Giovanni Serafini
PARIGI
SI CHIAMA

Emmanuel Macron, ha 37 anni, è il volto nuovo del governo francese. Manuel Valls ha affidato proprio a lui, un semisconosciuto di 37 anni, esponente dell’ala destra del partito socialista, il prestigioso ministero dell’Economia e dell’Industria fin qui gestito dal ‘ribelle’ Montebourg.
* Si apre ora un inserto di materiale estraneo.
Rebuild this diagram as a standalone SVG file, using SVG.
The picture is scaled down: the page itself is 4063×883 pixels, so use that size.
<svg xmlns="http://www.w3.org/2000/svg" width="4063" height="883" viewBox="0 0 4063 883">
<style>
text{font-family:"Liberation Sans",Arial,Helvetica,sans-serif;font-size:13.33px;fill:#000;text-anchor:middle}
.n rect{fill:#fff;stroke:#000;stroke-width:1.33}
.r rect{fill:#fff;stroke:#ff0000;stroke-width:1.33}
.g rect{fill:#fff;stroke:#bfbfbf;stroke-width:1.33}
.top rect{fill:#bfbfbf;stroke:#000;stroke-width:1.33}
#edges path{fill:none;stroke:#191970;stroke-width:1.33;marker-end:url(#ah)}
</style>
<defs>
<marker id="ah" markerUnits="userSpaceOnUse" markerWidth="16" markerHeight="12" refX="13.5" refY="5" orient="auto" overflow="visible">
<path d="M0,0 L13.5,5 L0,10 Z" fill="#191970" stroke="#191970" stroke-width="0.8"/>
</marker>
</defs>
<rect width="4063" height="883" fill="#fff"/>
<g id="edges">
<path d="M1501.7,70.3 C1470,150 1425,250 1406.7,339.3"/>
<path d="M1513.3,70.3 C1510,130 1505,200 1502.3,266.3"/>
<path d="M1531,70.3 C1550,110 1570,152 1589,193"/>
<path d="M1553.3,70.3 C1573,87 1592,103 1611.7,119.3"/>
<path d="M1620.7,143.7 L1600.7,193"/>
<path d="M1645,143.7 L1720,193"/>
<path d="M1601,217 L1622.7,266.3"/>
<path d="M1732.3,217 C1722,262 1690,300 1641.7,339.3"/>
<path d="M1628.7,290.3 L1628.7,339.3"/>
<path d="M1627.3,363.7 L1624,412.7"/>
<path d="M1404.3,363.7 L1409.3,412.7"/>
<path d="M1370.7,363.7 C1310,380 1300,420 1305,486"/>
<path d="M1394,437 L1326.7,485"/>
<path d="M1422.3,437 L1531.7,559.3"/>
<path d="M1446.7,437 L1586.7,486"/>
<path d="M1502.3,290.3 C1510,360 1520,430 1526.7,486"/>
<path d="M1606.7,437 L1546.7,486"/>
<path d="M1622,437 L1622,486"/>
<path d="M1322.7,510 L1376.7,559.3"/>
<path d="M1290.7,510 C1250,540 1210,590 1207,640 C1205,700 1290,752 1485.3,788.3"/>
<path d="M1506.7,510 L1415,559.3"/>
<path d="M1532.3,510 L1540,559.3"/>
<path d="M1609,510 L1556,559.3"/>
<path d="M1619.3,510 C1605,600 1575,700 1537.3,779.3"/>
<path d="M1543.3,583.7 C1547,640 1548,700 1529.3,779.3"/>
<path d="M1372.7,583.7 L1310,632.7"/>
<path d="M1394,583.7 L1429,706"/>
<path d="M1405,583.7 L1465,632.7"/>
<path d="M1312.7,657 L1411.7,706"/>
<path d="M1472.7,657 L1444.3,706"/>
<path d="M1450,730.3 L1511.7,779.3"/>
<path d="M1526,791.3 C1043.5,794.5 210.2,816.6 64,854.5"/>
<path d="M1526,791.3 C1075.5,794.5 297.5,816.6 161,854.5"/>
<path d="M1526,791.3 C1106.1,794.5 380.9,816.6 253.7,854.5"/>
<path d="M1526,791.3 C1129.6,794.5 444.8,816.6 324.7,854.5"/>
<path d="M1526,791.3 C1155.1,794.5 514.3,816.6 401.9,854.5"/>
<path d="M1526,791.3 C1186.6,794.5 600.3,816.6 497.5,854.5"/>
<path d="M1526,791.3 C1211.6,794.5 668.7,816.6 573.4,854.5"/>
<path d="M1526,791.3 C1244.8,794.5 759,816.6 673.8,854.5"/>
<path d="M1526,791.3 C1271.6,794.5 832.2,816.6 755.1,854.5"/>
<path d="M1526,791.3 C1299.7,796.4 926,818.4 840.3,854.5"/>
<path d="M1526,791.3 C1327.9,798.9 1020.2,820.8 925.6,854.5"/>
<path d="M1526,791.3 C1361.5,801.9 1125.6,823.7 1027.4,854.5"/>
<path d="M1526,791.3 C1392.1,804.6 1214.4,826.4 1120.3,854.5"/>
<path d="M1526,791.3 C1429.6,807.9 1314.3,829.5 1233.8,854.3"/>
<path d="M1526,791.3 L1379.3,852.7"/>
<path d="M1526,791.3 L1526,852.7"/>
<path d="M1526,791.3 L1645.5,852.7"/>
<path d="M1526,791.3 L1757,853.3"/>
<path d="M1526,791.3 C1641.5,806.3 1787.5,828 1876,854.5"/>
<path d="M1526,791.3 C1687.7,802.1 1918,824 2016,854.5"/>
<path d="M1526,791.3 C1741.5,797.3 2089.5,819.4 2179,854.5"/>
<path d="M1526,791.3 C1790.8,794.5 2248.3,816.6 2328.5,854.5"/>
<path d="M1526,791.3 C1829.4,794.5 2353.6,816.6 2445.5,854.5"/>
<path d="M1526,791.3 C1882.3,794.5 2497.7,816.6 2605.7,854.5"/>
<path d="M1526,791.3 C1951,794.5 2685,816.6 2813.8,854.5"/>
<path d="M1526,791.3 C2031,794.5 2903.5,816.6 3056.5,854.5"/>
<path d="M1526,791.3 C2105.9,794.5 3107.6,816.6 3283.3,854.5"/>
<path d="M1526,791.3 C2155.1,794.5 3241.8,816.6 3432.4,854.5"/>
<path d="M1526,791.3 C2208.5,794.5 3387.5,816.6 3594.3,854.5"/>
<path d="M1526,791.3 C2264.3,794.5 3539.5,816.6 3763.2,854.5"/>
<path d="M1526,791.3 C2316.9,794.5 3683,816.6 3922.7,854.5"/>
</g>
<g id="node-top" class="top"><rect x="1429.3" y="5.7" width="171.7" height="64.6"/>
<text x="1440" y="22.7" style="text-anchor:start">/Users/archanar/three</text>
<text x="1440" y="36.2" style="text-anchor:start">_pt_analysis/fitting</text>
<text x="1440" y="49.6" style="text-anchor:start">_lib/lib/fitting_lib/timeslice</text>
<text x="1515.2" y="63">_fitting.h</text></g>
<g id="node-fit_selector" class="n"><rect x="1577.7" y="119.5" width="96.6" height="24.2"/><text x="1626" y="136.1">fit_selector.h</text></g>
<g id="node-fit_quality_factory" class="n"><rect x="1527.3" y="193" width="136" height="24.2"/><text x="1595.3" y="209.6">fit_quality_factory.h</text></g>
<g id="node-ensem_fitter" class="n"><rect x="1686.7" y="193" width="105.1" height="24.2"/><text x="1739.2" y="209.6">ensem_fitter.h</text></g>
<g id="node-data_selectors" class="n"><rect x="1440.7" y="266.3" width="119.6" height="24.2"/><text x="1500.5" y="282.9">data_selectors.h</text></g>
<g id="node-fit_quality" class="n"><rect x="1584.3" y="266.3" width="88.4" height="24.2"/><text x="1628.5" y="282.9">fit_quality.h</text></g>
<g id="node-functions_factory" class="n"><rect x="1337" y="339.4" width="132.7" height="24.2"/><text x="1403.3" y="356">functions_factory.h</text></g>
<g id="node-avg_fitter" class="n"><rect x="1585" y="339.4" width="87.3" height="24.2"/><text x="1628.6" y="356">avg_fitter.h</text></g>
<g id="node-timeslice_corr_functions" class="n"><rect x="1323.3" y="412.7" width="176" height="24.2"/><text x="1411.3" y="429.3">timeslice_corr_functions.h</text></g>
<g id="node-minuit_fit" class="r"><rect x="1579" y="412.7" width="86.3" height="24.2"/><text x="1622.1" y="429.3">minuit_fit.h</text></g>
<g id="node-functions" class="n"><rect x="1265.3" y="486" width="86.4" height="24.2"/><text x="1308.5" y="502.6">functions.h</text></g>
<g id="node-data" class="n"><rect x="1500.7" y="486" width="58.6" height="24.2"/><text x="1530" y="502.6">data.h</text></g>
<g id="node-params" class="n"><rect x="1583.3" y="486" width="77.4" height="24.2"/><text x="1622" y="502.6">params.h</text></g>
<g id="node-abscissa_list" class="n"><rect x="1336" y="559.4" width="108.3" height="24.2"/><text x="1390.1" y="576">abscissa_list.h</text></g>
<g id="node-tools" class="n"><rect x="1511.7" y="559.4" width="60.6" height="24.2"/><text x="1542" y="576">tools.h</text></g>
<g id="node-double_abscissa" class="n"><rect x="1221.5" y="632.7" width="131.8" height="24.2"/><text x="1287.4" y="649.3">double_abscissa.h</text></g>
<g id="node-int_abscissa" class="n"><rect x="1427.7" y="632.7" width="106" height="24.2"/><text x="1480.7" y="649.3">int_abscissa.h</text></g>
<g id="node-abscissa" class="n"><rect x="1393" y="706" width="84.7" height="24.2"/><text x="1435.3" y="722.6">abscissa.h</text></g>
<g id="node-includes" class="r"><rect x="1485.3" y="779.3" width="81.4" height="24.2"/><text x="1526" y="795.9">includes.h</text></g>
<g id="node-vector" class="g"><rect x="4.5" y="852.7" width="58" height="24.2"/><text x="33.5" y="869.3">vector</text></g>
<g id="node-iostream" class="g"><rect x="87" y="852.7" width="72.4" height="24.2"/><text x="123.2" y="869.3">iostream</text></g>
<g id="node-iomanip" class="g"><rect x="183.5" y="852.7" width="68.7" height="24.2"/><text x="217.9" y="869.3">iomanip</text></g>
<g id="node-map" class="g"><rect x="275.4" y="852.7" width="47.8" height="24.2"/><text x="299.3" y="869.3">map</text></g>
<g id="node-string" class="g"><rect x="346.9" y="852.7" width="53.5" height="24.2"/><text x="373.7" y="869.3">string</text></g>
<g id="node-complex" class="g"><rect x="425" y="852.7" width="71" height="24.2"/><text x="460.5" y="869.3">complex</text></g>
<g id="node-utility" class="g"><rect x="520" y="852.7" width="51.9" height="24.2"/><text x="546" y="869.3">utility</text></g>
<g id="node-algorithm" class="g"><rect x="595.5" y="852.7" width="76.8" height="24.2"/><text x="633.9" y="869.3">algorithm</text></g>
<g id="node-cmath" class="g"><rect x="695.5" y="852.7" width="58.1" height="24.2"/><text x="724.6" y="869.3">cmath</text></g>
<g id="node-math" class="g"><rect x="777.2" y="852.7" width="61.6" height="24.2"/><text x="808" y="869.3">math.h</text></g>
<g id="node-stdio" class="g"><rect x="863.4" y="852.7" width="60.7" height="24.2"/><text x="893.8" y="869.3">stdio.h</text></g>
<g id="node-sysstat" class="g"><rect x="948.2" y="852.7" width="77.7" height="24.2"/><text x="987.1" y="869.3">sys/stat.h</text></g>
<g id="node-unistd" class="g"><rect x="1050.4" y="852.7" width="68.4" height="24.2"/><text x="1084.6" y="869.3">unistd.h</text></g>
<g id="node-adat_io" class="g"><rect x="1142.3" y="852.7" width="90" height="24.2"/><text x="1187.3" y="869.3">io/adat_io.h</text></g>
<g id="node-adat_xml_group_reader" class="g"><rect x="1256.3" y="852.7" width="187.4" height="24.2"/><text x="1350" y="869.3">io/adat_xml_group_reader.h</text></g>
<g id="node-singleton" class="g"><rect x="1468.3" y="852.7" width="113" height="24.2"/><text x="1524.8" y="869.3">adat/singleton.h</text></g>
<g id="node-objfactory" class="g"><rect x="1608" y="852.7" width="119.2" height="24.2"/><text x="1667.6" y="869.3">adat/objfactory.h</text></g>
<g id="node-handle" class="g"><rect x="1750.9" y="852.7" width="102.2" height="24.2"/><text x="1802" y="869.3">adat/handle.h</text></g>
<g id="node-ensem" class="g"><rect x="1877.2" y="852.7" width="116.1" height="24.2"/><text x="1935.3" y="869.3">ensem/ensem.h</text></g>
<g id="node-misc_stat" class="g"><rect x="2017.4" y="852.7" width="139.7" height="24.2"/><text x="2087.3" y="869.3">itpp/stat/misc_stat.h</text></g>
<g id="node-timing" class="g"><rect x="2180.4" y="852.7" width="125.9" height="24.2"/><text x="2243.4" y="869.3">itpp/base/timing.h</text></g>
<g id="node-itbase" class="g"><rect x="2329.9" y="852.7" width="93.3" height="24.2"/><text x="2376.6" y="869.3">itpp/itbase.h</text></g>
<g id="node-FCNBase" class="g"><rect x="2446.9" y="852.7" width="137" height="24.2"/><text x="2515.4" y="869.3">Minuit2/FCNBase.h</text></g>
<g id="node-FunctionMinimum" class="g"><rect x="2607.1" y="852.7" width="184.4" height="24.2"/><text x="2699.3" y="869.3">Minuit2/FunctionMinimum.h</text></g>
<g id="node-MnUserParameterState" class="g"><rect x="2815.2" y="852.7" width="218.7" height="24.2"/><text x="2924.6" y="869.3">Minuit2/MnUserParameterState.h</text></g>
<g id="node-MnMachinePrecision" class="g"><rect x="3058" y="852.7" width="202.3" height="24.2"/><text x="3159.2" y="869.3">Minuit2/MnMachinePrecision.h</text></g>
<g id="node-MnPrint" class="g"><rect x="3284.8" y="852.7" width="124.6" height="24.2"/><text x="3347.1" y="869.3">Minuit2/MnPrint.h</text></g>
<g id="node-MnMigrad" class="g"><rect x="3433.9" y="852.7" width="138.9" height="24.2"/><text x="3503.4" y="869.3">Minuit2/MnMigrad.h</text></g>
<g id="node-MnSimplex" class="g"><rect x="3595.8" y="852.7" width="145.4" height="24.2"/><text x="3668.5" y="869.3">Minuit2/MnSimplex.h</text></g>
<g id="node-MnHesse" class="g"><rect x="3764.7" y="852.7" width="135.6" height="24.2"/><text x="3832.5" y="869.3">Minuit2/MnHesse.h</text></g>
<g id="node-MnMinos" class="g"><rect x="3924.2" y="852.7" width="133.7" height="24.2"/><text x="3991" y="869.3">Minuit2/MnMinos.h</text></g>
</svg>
È un colpo di scena che ha scatenato rabbia e indignazione all’interno della gauche: se c’è un personaggio che Montebourg e i suoi amici detestano, quello è proprio Macron, ex dirigente della banca d’affari Lazard, ex uomo di fiducia dei Rothschild, per due anni consigliere economico di Hollande, ispiratore del famoso ‘patto di stabilità’ che secondo l’ultrasinistra è stato studiato apposta per concedere nuovi aiuti alle aziende anziché alle famiglie. Enarca, originario di Amiens, Emmanuel Macron ha fama di essere un uomo deciso, di carattere: nel 2007 si è sposato con la sua ex professoressa di francese alle medie, Brigitte Trogneux, che ha vent’anni più di lui.
Altro colpo duro per i ‘frondisti’ che speravano di mettere in crisi Hollande, la nomina a ministro della Pubblica Istruzione di Nadjat Vallaud-Belkacem, 36 anni, fedelissima del presidente: è la prima volta nella storia francese che una donna occupa quel dicastero.
INFINE

, terza botta sferrata da Manuel Valls, la promozione a ministro della Cultura di Fleur Pellerin, coreana di Seul, 41 anni, anche lei ‘hollandista’ a oltranza. Per il resto, nessuna novità: confermati Ségolène Royal e Laurent Fabius rispettivamente all’Ecologia e agli Esteri, Bernard Cazeneuve agli Interni, Michel Sapin alle Finanze. In tutto 16 ministri e 15 sottosegretari, accomunati dall’assoluta obbedienza al presidente. Hollande voleva un esecutivo che garantisse «la coerenza, il rispetto e la solidarietà». Voleva anche — ma non lo ha detto apertamente — un governo «più a destra», evidentemente nella speranza di sottrarre in futuro consensi e voti a Marine Le Pen. È stato ampiamente accontentato.
Che cosa cambia con questa nuova équipe per quanto riguarda la politica europea della Francia? In pratica nulla, se non il fatto che adesso l’Eliseo può contare sul pieno sostegno dell’esecutivo. Macron e Sapin si guarderanno bene dall’indispettire Angela Merkel.
NESSUNO

alzerà la voce contro Berlino per contestare la politica del rigore. Si procederà per piccoli passi, come vuole Hollande, sulla strada della conciliazione e del dialogo. Il moderato Pierre Moscovici, che Parigi vuole piazzare in seno alla Commissione come responsabile dell’economia, perfezionerà l’opera. La Germania, che è già riuscita a conquistare l’adesione della Spagna, non ha più molto da temere ormai dalla Francia. Resta l’Italia, fra pochi giorni presidente di turno dell’Ue. La crisi di Parigi potrebbe davvero giocare in favore di Matteo Renzi: l’Italia ha già fatto non pochi sacrifici e ha rispettato il famoso parametro del 3 per cento deficit/Pil, platealmente violato dalla Francia che ha addirittura superato il 4.